Despite the flack he received from being a black individual in a 99 percent white league, Robinson tells us his positive relationships he had with numerous players and the staff of the Dodgers team including the racist sportswriter and owner. Even though at times he didn't get along with other men around the clubhouse, he tells us why in the end they were able to ignore the elephant in the room and just go out on the field and play some baseball. That's really all the players should have been doing. Robinson and all those players were extremely skilled and should've been there to represent their team, and not themselves. Baseball like any sport is a team game, so I savor the fact that that the whole organization eventually went through everything as a team no matter the obstacle. It took eight years for Robinson to win a championship after he played his first game as the first African American baseball player, but in the end it was worth it. I'm sure it was truly worth seeing the growth the community had during the decade of Jackie Robinson's career. The color barrier improved because of his determination and intense work-ethic he gave in the sport. And I would assume tons of baseball fanatics from all races in the United States were saddened by Jackie's decision to retire in 1957. He had a career batting average of .311, along with 137 home runs and 734 runs batted in. His writing shows what it truly takes to make a great autobiography. A lot of time and thinking is required. I think he wanted to let us readers know many details that were always left out of his story. I'm thankful that he was able to finish his telling of his life in this book before his death in 1972. I can greatly create imagery in my mind as I read his desciribing.

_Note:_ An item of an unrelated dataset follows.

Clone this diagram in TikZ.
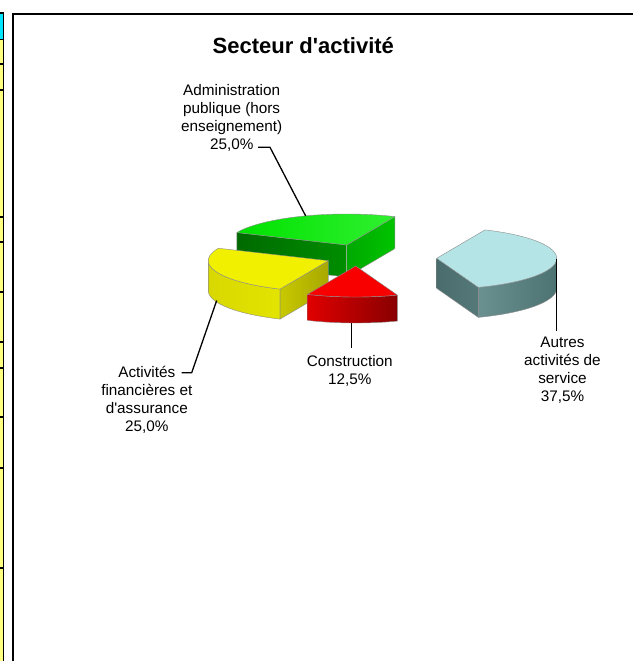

I would highly recommend this story to people who appreciate the historical figures that paved way for racial equality and the many sports fans like the ones in particularly baseball. I think they would completely realize why Jackie Robinson's jersey number 42 is retired in all major league baseball, and why the MLB celebrates an annual Jackie Robinson Day. The amazing day in sports forces all professional baseball players on every team to wear 42 on their jersey during the games. Thinking of the number 42 reminds me of the movie that was made because of Jackie Robinson's contributions to society and inspirations nationwide. I think most people that choose to read the autobiography of Robinson would enjoy the movie titled 42, which was released in 2013 starring Chadwick Boseman and Harrison Ford. So, I would recommend the film to you and others as well.